CAMBRIDGE — Computer scientists at the Harvard School of Engineering and Applied Sciences (SEAS) and the Wyss Institute for Biologically Inspired Engineering at Harvard University have joined forces to put powerful probabilistic reasoning algorithms in the hands of bioengineers.
In a new paper presented at the Neural Information Processing Systems conference on December 7, Ryan P. Adams and Nils Napp have shown that an important class of artificial intelligence algorithms could be implemented using chemical reactions.
These algorithms, which use a technique called “message passing inference on factor graphs,” are a mathematical coupling of ideas from graph theory and probability. They represent the state of the art in machine learning and are already critical components of everyday tools ranging from search engines and fraud detection to error correction in mobile phones.
Adams’ and Napp’s work demonstrates that some aspects of artificial intelligence (AI) could be implemented at microscopic scales using molecules. In the long term, the researchers say, such theoretical developments could open the door for “smart drugs” that can automatically detect, diagnose, and treat a variety of diseases using a cocktail of chemicals that can perform AI-type reasoning.
“We understand a lot about building AI systems that can learn and adapt at macroscopic scales; these algorithms live behind the scenes in many of the devices we interact with every day,” says Adams, an assistant professor of computer science at SEAS. “This work shows that it is possible to also build intelligent machines at tiny scales, without needing anything that looks like a regular computer. This kind of chemical-based AI will be necessary for constructing therapies that sense and adapt to their environment. The hope is to eventually have drugs that can specialize themselves to your personal chemistry and can diagnose or treat a range of pathologies.”
Adams and Napp designed a tool that can take probabilistic representations of unknowns in the world (probabilistic graphical models, in the language of machine learning) and compile them into a set of chemical reactions that compute estimates of quantities that cannot be observed directly. The key insight is that the dynamics of chemical reactions map directly onto the two types of computational steps that computer scientists would normally perform in silico to achieve the same end.
This insight opens up interesting new questions for computer scientists working on statistical machine learning, such as how to develop novel algorithms and models that are specifically tailored to tackling the uncertainty molecular engineers typically face. In addition to the long-term possibilities for smart therapeutics, it could also open the door for analyzing natural biological reaction pathways and regulatory networks as mechanisms that are performing statistical inference. Just like robots, biological cells must estimate external environmental states and act on them; designing artificial systems that perform these tasks could give scientists a better understanding of how such problems might be solved on a molecular level inside living systems.

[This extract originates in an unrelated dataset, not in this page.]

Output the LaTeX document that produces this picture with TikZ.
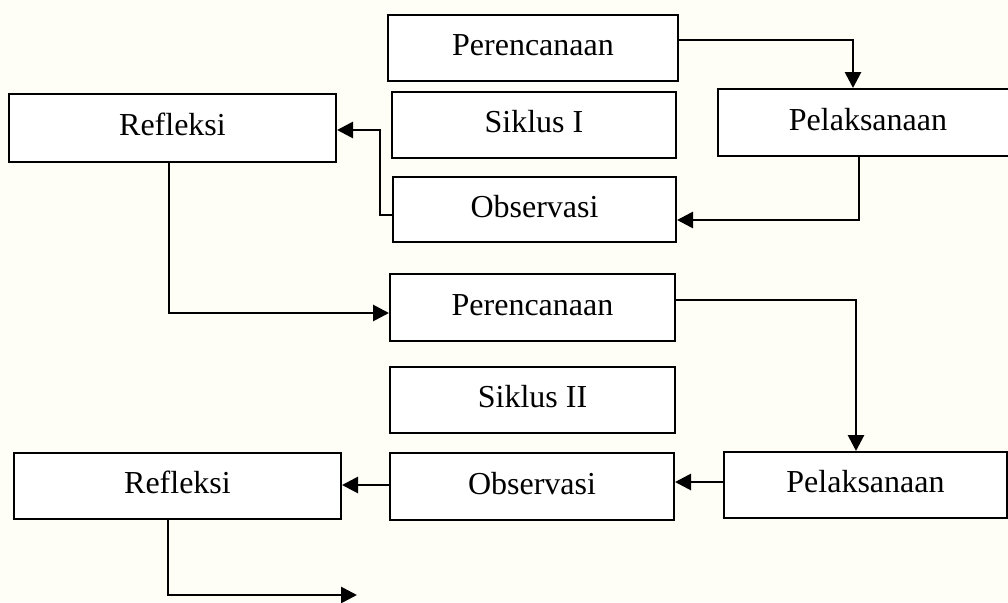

“There is much ongoing research to develop chemical computational devices,” says Napp, a postdoctoral fellow at the Wyss Institute who works on Wyss Core Faculty member Radhika Nagpal’s team, and is a member of the Self-organizing Systems Research group at SEAS. “What makes this project different is that, instead of aiming for general computation, we focused on efficiently translating particular algorithms that have been successful at solving difficult problems in areas like robotics into molecular descriptions.
“For example, these algorithms allow today’s robots to make complex decisions and reliably use noisy sensors. It is really exciting to think about what these tools might be able to do for building better molecular machines.” Napp works with other Wyss Institute researchers on the Bioinspired Robotics platform at the Wyss Institute to develop new types of robotic devices that move and adapt like living creatures.
Indeed, the field of machine learning is revolutionizing many areas of science and engineering. The ability to extract useful insights from vast amounts of weak and incomplete information is not only fueling the current interest in “big data,” but has also enabled rapid progress in more traditional disciplines such as computer vision, estimation, and robotics, where data are available but difficult to interpret. Bioengineers often face similar challenges, as many molecular pathways are still poorly characterized and available data are corrupted by random noise.
Using machine learning, these challenges can now be overcome by modeling the dependencies between random variables and using them to extract and accumulate the small amounts of information each random event provides.
“Probabilistic graphical models are particularly efficient tools for computing estimates of unobserved phenomena,” says Adams. “It’s very exciting to find that these tools map so well to the world of cell biology.”